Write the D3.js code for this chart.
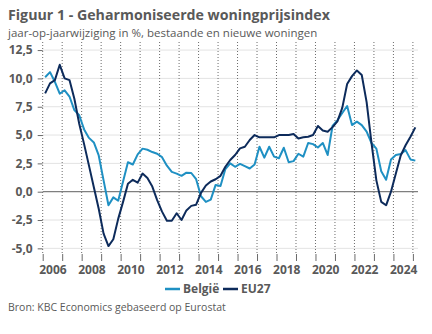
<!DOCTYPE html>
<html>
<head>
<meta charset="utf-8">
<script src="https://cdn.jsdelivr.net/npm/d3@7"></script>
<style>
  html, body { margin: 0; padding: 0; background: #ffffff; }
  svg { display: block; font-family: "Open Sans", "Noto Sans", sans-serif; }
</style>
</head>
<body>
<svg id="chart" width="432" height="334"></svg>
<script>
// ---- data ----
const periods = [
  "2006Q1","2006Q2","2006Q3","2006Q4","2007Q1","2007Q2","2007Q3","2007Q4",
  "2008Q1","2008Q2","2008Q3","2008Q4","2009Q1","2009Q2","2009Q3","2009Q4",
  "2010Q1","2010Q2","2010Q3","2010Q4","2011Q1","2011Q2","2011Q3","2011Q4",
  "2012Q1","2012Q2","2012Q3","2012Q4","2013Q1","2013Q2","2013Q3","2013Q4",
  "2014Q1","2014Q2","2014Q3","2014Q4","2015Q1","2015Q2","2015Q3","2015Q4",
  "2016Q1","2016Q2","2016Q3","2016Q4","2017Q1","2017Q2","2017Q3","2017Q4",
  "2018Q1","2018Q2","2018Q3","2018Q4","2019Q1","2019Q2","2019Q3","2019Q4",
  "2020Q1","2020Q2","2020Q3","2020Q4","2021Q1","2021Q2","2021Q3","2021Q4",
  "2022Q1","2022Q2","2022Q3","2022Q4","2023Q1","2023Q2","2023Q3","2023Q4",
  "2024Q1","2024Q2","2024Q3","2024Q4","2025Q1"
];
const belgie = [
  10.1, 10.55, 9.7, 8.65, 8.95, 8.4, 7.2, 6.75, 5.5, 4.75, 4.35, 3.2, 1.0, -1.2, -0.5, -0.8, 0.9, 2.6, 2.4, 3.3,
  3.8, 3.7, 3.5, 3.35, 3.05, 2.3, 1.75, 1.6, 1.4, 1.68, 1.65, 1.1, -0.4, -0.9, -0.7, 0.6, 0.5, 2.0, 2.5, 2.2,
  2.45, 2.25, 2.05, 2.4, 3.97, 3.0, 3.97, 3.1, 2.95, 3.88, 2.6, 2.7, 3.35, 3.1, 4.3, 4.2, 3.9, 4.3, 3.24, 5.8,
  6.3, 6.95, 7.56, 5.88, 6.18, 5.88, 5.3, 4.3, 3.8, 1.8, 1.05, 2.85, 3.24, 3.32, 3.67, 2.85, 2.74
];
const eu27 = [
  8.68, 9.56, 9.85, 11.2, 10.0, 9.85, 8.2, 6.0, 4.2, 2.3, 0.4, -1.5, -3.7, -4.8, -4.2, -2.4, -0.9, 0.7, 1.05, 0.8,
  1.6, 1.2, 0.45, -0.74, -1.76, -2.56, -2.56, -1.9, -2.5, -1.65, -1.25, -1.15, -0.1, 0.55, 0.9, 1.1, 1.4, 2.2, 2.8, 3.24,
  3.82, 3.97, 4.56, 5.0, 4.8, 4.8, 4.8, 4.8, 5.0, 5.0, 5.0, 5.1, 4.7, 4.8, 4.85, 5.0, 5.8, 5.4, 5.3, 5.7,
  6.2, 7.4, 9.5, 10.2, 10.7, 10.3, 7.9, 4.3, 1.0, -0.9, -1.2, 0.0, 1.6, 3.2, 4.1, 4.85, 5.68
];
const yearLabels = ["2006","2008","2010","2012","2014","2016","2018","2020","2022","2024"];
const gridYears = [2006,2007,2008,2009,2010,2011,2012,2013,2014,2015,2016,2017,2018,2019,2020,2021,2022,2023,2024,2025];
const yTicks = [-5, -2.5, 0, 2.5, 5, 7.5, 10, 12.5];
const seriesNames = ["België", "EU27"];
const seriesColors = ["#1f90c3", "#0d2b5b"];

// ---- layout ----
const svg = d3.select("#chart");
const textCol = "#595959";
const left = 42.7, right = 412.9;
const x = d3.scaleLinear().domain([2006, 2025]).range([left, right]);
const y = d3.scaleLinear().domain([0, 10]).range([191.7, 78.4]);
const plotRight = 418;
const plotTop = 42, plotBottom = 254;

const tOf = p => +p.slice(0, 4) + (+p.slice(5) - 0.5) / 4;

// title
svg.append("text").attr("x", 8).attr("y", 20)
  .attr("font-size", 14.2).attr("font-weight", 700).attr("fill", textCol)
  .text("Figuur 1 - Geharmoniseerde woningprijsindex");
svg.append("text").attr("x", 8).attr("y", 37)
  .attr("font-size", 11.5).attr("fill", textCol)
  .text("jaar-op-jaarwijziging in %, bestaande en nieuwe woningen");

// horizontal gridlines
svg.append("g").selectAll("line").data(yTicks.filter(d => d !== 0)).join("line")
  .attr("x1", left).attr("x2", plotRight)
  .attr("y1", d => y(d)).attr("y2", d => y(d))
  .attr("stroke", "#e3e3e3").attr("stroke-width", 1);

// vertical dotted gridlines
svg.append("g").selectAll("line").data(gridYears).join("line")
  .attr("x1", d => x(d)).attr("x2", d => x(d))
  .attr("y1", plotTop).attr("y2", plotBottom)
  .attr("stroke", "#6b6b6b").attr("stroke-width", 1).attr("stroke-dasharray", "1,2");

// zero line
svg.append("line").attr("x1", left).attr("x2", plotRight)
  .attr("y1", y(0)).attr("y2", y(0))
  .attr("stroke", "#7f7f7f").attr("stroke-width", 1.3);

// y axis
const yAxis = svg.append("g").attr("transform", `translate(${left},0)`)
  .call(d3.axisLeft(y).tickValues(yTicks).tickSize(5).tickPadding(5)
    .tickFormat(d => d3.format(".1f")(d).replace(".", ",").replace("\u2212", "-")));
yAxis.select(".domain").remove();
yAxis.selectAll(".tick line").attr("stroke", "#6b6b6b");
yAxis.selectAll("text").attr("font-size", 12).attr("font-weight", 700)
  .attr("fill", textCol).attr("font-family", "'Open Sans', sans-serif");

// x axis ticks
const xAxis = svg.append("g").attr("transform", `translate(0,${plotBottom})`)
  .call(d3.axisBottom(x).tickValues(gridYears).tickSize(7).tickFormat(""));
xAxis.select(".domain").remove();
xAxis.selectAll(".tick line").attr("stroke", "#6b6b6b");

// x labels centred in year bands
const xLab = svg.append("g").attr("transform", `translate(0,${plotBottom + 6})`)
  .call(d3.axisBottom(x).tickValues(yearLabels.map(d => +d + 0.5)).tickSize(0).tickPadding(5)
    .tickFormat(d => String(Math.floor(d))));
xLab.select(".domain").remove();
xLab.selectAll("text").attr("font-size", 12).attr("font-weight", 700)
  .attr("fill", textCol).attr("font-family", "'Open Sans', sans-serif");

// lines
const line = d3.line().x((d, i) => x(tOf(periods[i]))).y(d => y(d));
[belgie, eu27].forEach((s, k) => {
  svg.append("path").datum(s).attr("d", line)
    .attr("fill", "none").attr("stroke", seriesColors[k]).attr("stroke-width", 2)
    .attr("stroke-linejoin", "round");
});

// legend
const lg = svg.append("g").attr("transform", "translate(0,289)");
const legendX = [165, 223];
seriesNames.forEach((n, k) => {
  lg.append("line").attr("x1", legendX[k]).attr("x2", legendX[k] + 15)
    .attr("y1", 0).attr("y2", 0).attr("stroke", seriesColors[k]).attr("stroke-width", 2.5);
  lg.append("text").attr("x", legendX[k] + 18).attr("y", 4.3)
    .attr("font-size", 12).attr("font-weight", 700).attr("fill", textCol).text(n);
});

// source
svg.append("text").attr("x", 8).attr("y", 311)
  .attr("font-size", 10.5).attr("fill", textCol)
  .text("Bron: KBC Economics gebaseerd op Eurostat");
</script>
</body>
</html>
————————
Repeat the data exactly, dropping every picture it holds.

Right answer >>
Write the D3.js code for this chart.
<!DOCTYPE html>
<html>
<head>
<meta charset="utf-8">
<script src="https://cdn.jsdelivr.net/npm/d3@7"></script>
<style>
  html, body { margin: 0; padding: 0; background: #ffffff; }
  svg { display: block; font-family: "Open Sans", "Noto Sans", sans-serif; }
</style>
</head>
<body>
<svg id="chart" width="432" height="334"></svg>
<script>
// ---- data ----
const periods = [
  "2006Q1","2006Q2","2006Q3","2006Q4","2007Q1","2007Q2","2007Q3","2007Q4",
  "2008Q1","2008Q2","2008Q3","2008Q4","2009Q1","2009Q2","2009Q3","2009Q4",
  "2010Q1","2010Q2","2010Q3","2010Q4","2011Q1","2011Q2","2011Q3","2011Q4",
  "2012Q1","2012Q2","2012Q3","2012Q4","2013Q1","2013Q2","2013Q3","2013Q4",
  "2014Q1","2014Q2","2014Q3","2014Q4","2015Q1","2015Q2","2015Q3","2015Q4",
  "2016Q1","2016Q2","2016Q3","2016Q4","2017Q1","2017Q2","2017Q3","2017Q4",
  "2018Q1","2018Q2","2018Q3","2018Q4","2019Q1","2019Q2","2019Q3","2019Q4",
  "2020Q1","2020Q2","2020Q3","2020Q4","2021Q1","2021Q2","2021Q3","2021Q4",
  "2022Q1","2022Q2","2022Q3","2022Q4","2023Q1","2023Q2","2023Q3","2023Q4",
  "2024Q1","2024Q2","2024Q3","2024Q4","2025Q1"
];
const belgie = [
  10.1, 10.55, 9.7, 8.65, 8.95, 8.4, 7.2, 6.75, 5.5, 4.75, 4.35, 3.2, 1.0, -1.2, -0.5, -0.8, 0.9, 2.6, 2.4, 3.3,
  3.8, 3.7, 3.5, 3.35, 3.05, 2.3, 1.75, 1.6, 1.4, 1.68, 1.65, 1.1, -0.4, -0.9, -0.7, 0.6, 0.5, 2.0, 2.5, 2.2,
  2.45, 2.25, 2.05, 2.4, 3.97, 3.0, 3.97, 3.1, 2.95, 3.88, 2.6, 2.7, 3.35, 3.1, 4.3, 4.2, 3.9, 4.3, 3.24, 5.8,
  6.3, 6.95, 7.56, 5.88, 6.18, 5.88, 5.3, 4.3, 3.8, 1.8, 1.05, 2.85, 3.24, 3.32, 3.67, 2.85, 2.74
];
const eu27 = [
  8.68, 9.56, 9.85, 11.2, 10.0, 9.85, 8.2, 6.0, 4.2, 2.3, 0.4, -1.5, -3.7, -4.8, -4.2, -2.4, -0.9, 0.7, 1.05, 0.8,
  1.6, 1.2, 0.45, -0.74, -1.76, -2.56, -2.56, -1.9, -2.5, -1.65, -1.25, -1.15, -0.1, 0.55, 0.9, 1.1, 1.4, 2.2, 2.8, 3.24,
  3.82, 3.97, 4.56, 5.0, 4.8, 4.8, 4.8, 4.8, 5.0, 5.0, 5.0, 5.1, 4.7, 4.8, 4.85, 5.0, 5.8, 5.4, 5.3, 5.7,
  6.2, 7.4, 9.5, 10.2, 10.7, 10.3, 7.9, 4.3, 1.0, -0.9, -1.2, 0.0, 1.6, 3.2, 4.1, 4.85, 5.68
];
const yearLabels = ["2006","2008","2010","2012","2014","2016","2018","2020","2022","2024"];
const gridYears = [2006,2007,2008,2009,2010,2011,2012,2013,2014,2015,2016,2017,2018,2019,2020,2021,2022,2023,2024,2025];
const yTicks = [-5, -2.5, 0, 2.5, 5, 7.5, 10, 12.5];
const seriesNames = ["België", "EU27"];
const seriesColors = ["#1f90c3", "#0d2b5b"];

// ---- layout ----
const svg = d3.select("#chart");
const textCol = "#595959";
const left = 42.7, right = 412.9;
const x = d3.scaleLinear().domain([2006, 2025]).range([left, right]);
const y = d3.scaleLinear().domain([0, 10]).range([191.7, 78.4]);
const plotRight = 418;
const plotTop = 42, plotBottom = 254;

const tOf = p => +p.slice(0, 4) + (+p.slice(5) - 0.5) / 4;

// title
svg.append("text").attr("x", 8).attr("y", 20)
  .attr("font-size", 14.2).attr("font-weight", 700).attr("fill", textCol)
  .text("Figuur 1 - Geharmoniseerde woningprijsindex");
svg.append("text").attr("x", 8).attr("y", 37)
  .attr("font-size", 11.5).attr("fill", textCol)
  .text("jaar-op-jaarwijziging in %, bestaande en nieuwe woningen");

// horizontal gridlines
svg.append("g").selectAll("line").data(yTicks.filter(d => d !== 0)).join("line")
  .attr("x1", left).attr("x2", plotRight)
  .attr("y1", d => y(d)).attr("y2", d => y(d))
  .attr("stroke", "#e3e3e3").attr("stroke-width", 1);

// vertical dotted gridlines
svg.append("g").selectAll("line").data(gridYears).join("line")
  .attr("x1", d => x(d)).attr("x2", d => x(d))
  .attr("y1", plotTop).attr("y2", plotBottom)
  .attr("stroke", "#6b6b6b").attr("stroke-width", 1).attr("stroke-dasharray", "1,2");

// zero line
svg.append("line").attr("x1", left).attr("x2", plotRight)
  .attr("y1", y(0)).attr("y2", y(0))
  .attr("stroke", "#7f7f7f").attr("stroke-width", 1.3);

// y axis
const yAxis = svg.append("g").attr("transform", `translate(${left},0)`)
  .call(d3.axisLeft(y).tickValues(yTicks).tickSize(5).tickPadding(5)
    .tickFormat(d => d3.format(".1f")(d).replace(".", ",").replace("\u2212", "-")));
yAxis.select(".domain").remove();
yAxis.selectAll(".tick line").attr("stroke", "#6b6b6b");
yAxis.selectAll("text").attr("font-size", 12).attr("font-weight", 700)
  .attr("fill", textCol).attr("font-family", "'Open Sans', sans-serif");

// x axis ticks
const xAxis = svg.append("g").attr("transform", `translate(0,${plotBottom})`)
  .call(d3.axisBottom(x).tickValues(gridYears).tickSize(7).tickFormat(""));
xAxis.select(".domain").remove();
xAxis.selectAll(".tick line").attr("stroke", "#6b6b6b");

// x labels centred in year bands
const xLab = svg.append("g").attr("transform", `translate(0,${plotBottom + 6})`)
  .call(d3.axisBottom(x).tickValues(yearLabels.map(d => +d + 0.5)).tickSize(0).tickPadding(5)
    .tickFormat(d => String(Math.floor(d))));
xLab.select(".domain").remove();
xLab.selectAll("text").attr("font-size", 12).attr("font-weight", 700)
  .attr("fill", textCol).attr("font-family", "'Open Sans', sans-serif");

// lines
const line = d3.line().x((d, i) => x(tOf(periods[i]))).y(d => y(d));
[belgie, eu27].forEach((s, k) => {
  svg.append("path").datum(s).attr("d", line)
    .attr("fill", "none").attr("stroke", seriesColors[k]).attr("stroke-width", 2)
    .attr("stroke-linejoin", "round");
});

// legend
const lg = svg.append("g").attr("transform", "translate(0,289)");
const legendX = [165, 223];
seriesNames.forEach((n, k) => {
  lg.append("line").attr("x1", legendX[k]).attr("x2", legendX[k] + 15)
    .attr("y1", 0).attr("y2", 0).attr("stroke", seriesColors[k]).attr("stroke-width", 2.5);
  lg.append("text").attr("x", legendX[k] + 18).attr("y", 4.3)
    .attr("font-size", 12).attr("font-weight", 700).attr("fill", textCol).text(n);
});

// source
svg.append("text").attr("x", 8).attr("y", 311)
  .attr("font-size", 10.5).attr("fill", textCol)
  .text("Bron: KBC Economics gebaseerd op Eurostat");
</script>
</body>
</html>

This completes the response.